Cuando había una fiesta familiar tenía por costumbre llegar temprano, pararse en la cocina y a manera de saludo decir con su delantal doblado en el brazo, “¿qué hay que hacer?” Pertenecía a una larga estirpe de mujeres cocineras que gozan de gran prestigio en la región maicense de El Cañón, un lugar compuesto de diversas rancherías donde su fama e influencia viene de muchas generaciones atrás.
El asado, el mole, las papas con chile, las gorditas de horno, los tamales entre otras muchas delicias culinarias los preparaba de memoria, al cálculo, echando puños de esto y puños de lo otro, todo molido en metate y en molino de mano, nada de licuadora ni estufa, todos los ingredientes los tenía en la memoria, las cantidades, los tiempos de cocción.
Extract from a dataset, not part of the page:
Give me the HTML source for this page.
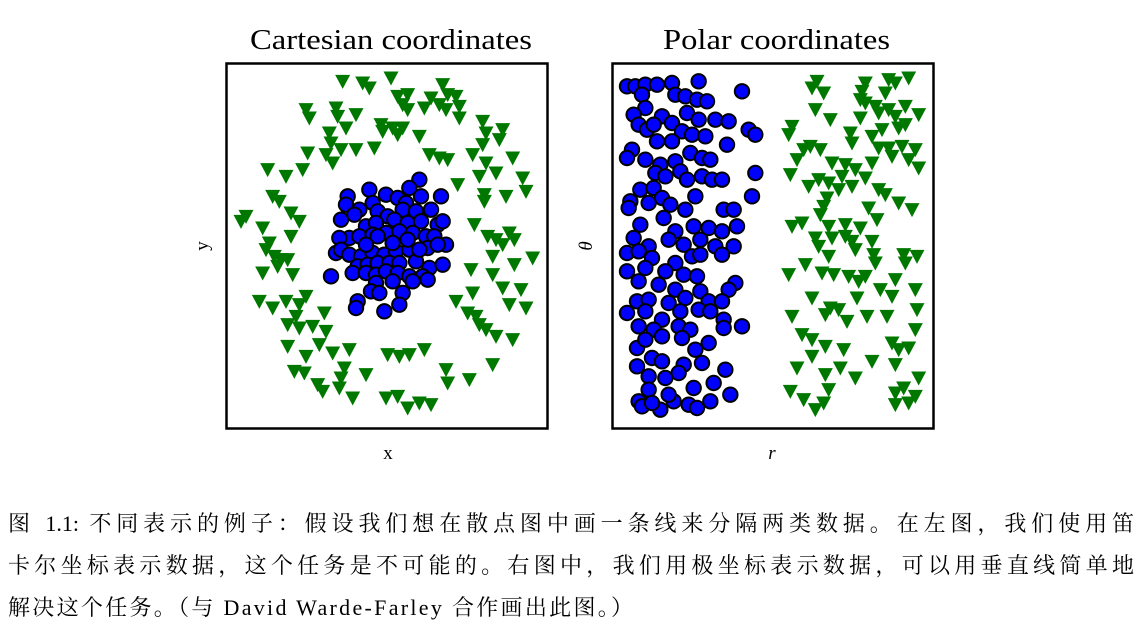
<!DOCTYPE html>
<html><head><meta charset="utf-8">
<style>
body{margin:0;background:#fff;width:1138px;height:631px;overflow:hidden;font-family:"Liberation Serif","Noto Serif CJK SC",serif;}
#cap{position:absolute;left:8px;top:503px;width:1126px;font-size:22px;line-height:42px;color:#000;}
#cap div{text-align:justify;text-align-last:justify;white-space:nowrap;}
#cap div.last{text-align-last:left;letter-spacing:2.3px;}
</style></head><body>
<svg id="fig" width="1138" height="490" style="position:absolute;left:0;top:0" xmlns="http://www.w3.org/2000/svg">
<text x="250" y="49" font-size="28" textLength="282" lengthAdjust="spacingAndGlyphs" font-family="Liberation Serif, serif">Cartesian coordinates</text>
<text x="663" y="49" font-size="28" textLength="227" lengthAdjust="spacingAndGlyphs" font-family="Liberation Serif, serif">Polar coordinates</text>
<text x="388" y="459" font-size="19" text-anchor="middle" font-family="Liberation Serif, serif">x</text>
<text x="772" y="459" font-size="19" font-style="italic" text-anchor="middle" font-family="Liberation Serif, serif">r</text>
<text transform="translate(208,246) rotate(-90)" font-size="19" text-anchor="middle" font-family="Liberation Serif, serif">y</text>
<text transform="translate(592,246) rotate(-90)" font-size="19" font-style="italic" text-anchor="middle" font-family="Liberation Serif, serif">θ</text>
<g id="left"></g>
<g id="right"></g>
<rect x="226.5" y="63.5" width="321" height="365" fill="none" stroke="#000" stroke-width="2.5"/>
<rect x="612.5" y="63.5" width="321" height="365" fill="none" stroke="#000" stroke-width="2.5"/>
</svg>
<div id="cap">
<div>图 1.1: 不同表示的例子：假设我们想在散点图中画一条线来分隔两类数据。在左图，我们使用笛</div>
<div>卡尔坐标表示数据，这个任务是不可能的。右图中，我们用极坐标表示数据，可以用垂直线简单地</div>
<div class="last">解决这个任务。（与 David Warde-Farley 合作画出此图。）</div>
</div>
<script>
const leftGreenX=[350,410,430,495,515,545,530,545,595,615,650,665,690,660,700,700,640,240,250,330,335,360,390,465,470,500,530,515,445,580,310,315,320,345,390,300,245,230,180,125,610,640,665,695,740,770,780,830,770,820,780,810,760,860,890,900,840,775,775,45,60,110,140,160,195,220,195,130,120,145,165,185,110,200,155,745,785,810,850,865,830,920,800,865,735,800,830,885,740,690,850,900,100,140,180,220,240,210,260,185,220,295,300,280,185,240,320,370,485,520,550,595,205,235,275,290,340,355,345,420,380,480,515,545,580,615,660,665,730,800,725,750,780,810,860,760];
const leftGreenY=[55,60,75,45,100,95,125,140,135,105,65,95,100,140,130,165,125,140,165,135,160,195,155,185,205,195,195,215,255,220,210,240,300,260,260,275,270,320,340,320,275,285,290,365,275,175,210,200,245,230,300,330,340,285,345,385,400,395,415,475,460,495,400,415,450,475,520,540,560,580,590,590,630,635,610,485,520,530,510,530,545,585,580,605,620,635,675,680,690,715,725,735,715,735,715,725,700,760,790,785,795,750,805,845,850,880,870,860,875,880,875,860,925,930,965,985,975,915,945,935,1005,1005,1000,1035,1020,1025,920,960,950,905,750,760,800,820,830,785];
const leftBlueX=[580,645,585,550,430,365,360,480,515,540,440,400,455,485,530,570,615,345,385,420,450,505,545,585,635,650,370,340,400,440,480,520,560,600,625,660,330,345,370,405,440,475,510,550,605,635,395,425,455,490,520,570,610,650,380,420,450,480,515,550,590,560,500,450,435,460,530,605,315,395,390,475,520,455,500,420,545,580];
const leftBlueY=[350,400,400,375,380,400,425,395,405,420,420,440,445,460,440,445,440,470,455,490,480,470,480,475,485,475,525,525,520,515,510,505,510,520,520,545,570,560,575,580,570,575,565,560,555,545,610,605,600,600,600,595,615,605,630,630,635,625,630,640,640,655,655,660,685,690,690,650,640,715,735,745,725,520,540,545,530,560];
const rightBlueX=[45,70,100,135,180,260,390,90,190,220,255,285,100,65,150,180,225,260,310,350,80,105,125,210,240,280,410,430,345,135,180,60,45,100,145,190,235,270,295,430,130,160,205,225,270,300,330,420,85,125,150,250,55,50,110,175,220,335,365,85,155,190,245,290,330,375,65,110,170,215,265,310,365,45,80,120,190,240,265,330,45,100,160,215,255,370,80,140,190,265,350,75,110,170,220,290,330,45,100,150,205,260,295,335,390,80,125,200,235,335,75,100,150,210,250,290,120,150,215,270,340,75,110,160,200,305,110,245,355,80,90,145,185,230,255,295,170,120];
const rightBlueY=[70,70,65,65,60,55,85,95,95,100,110,115,135,155,160,180,150,170,170,175,185,200,185,205,215,220,200,215,245,235,235,260,285,290,305,295,270,285,290,330,330,340,325,350,340,350,350,400,380,375,405,400,415,435,420,425,440,440,440,485,465,505,490,495,505,490,525,550,530,545,530,550,550,570,565,585,600,580,575,575,625,615,625,635,640,660,655,665,680,685,680,715,710,720,705,715,715,750,745,770,745,740,745,770,790,790,800,790,800,795,855,830,820,825,860,840,885,895,905,900,920,910,940,945,930,960,980,975,995,1015,1030,1040,1015,1025,1035,1015,995,1020];
const rightGreenX=[615,600,635,760,750,830,850,890,820,745,760,790,610,655,745,800,830,880,920,850,880,540,530,715,780,810,860,870,910,830,800,720,625,575,595,555,660,700,780,840,890,920,535,590,620,650,690,730,760,720,680,800,820,860,900,645,635,770,625,540,570,650,700,745,795,610,660,700,720,780,620,650,730,785,790,875,915,880,580,530,630,665,710,740,760,850,805,840,910,600,735,655,640,680,705,765,825,915,540,570,600,640,695,780,860,840,890,910,600,555,640,685,730,850,920,535,575,610,635,650,850,875,910,850,890];
const rightGreenY=[55,75,90,60,85,50,60,45,90,110,120,130,140,170,165,150,140,130,155,160,185,190,215,210,220,200,195,250,260,255,255,240,260,260,250,290,300,305,300,280,290,315,335,370,350,360,340,320,345,370,380,380,395,420,440,405,430,435,455,490,480,490,485,495,470,525,525,520,535,535,550,580,560,575,600,575,580,600,605,635,630,635,640,655,640,650,680,700,680,705,705,735,755,740,775,760,760,740,760,815,830,850,860,895,860,840,855,800,880,915,935,915,945,905,945,985,1010,1040,1020,980,990,975,1000,1025,1020];

function panel(left){return {x:v=>left+v/966*322, y:v=>63+v/1098*366};}
const NS='http://www.w3.org/2000/svg';
function tri(g,cx,cy){
  const p=document.createElementNS(NS,'polygon');
  p.setAttribute('points',(cx-7.5)+','+(cy-6.5)+' '+(cx+7.5)+','+(cy-6.5)+' '+cx+','+(cy+7.5));
  p.setAttribute('fill','#007800');
  
  
  g.appendChild(p);
}
function circ(g,cx,cy){
  const c=document.createElementNS(NS,'circle');
  c.setAttribute('cx',cx);c.setAttribute('cy',cy);c.setAttribute('r',7.2);
  c.setAttribute('fill','#0000ff');c.setAttribute('stroke','#000');c.setAttribute('stroke-width','2');
  
  
  g.appendChild(c);
}
const L=panel(226),R=panel(612);
const gl=document.getElementById('left'),gr=document.getElementById('right');
leftGreenX.forEach((v,i)=>tri(gl,L.x(v),L.y(leftGreenY[i])));
leftBlueX.forEach((v,i)=>circ(gl,L.x(v),L.y(leftBlueY[i])));
rightGreenX.forEach((v,i)=>tri(gr,R.x(v),R.y(rightGreenY[i])));
rightBlueX.forEach((v,i)=>circ(gr,R.x(v),R.y(rightBlueY[i])));
</script>
</body></html>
Murió a los 90 años, caminando, sin hacer cama como se dice en el rancho, preocupada porque las borregas se habían salido del corral y no habían vuelto, matriarca de una casa habitada sólo por mujeres, donde ella fue cabeza de una familia compuesta por su nuera y sus nietas después de la ausencia de su hijo que las abandonó para quedarse a vivir en Estados Unidos.
Tía Julia conoció muchas veces el dolor y la pérdida, la más reciente, ver morir a una de sus nietas de COVID después de que todas en su casa lo habían superado. No era una mujer triste, siempre reía como las mujeres de su generación que saben que, a pesar de todo, la vida sigue.
La conocí en casa de mi cuñada Felipa hace mucho tiempo, nunca faltaba a los festejos familiares, siempre llegaba desde el rancho a ayudar, platicaba pausado, pero cuando se hacía cargo de las cazuelas y la lumbre todo mundo le obedecía, con su voz baja y su caminar pausado, estuvo ahí haciéndose cargo cuando murió Rosa y doña Felipa, cuando hacía falta, ahí estaba ella.
Desde el día en que me enteré de su muerte, he recordado muchos momentos donde coincidimos, pocas cosas platicaba, pero siempre contagiaba su ánimo, recordé también a tía Petra, esa gran cocinera que preparó el banquete de mi boda. Su presencia en las fiestas era un lujo, sus sazones eran codiciados en las grandes celebraciones rurales, mujeres que no necesitaron títulos de chef ni recetarios complejos, sino solamente el conocimiento ancestral de la cocina, heredado de generación en generación.
Ninguna de ellas era mi tía de sangre, pero era un título de reconocimiento y respeto, por sus saberes, su carga ancestral, por su autoridad moral y matriarcal.
Cuando alguien anciano muere, los roles familiares se mueven y las nuevas generaciones les toca tomar los lugares que quedan vacíos, por eso cuando los conocimientos se heredan quienes vienen a ocupar los lugares de quienes se van están entrenados para continuar el conocimiento ancestral, así, cuando le pregunté a mi sobrina Angélica que quién tomó el lugar de tía Julia a la hora de cocinar en su funeral me dijo “pues todas, nos pusimos a cocinar y entre todas fuimos completando las recetas, pero durante todo el proceso, en la cocina haciéndolo en silencio, a veces con lágrimas en los ojos descubrimos que ella estaba ahí dirigiendo, todas nos dimos cuenta y sin decir nada guisamos sabiendo que ahora nos toca hacer todo como ella nos dijo”.
Esta es quizá la mejor forma de preservar la memoria y honrar a tía Julia, por cierto, cuando llegó su cuerpo al rancho, las borregas ya habían regresado y la estaban esperando.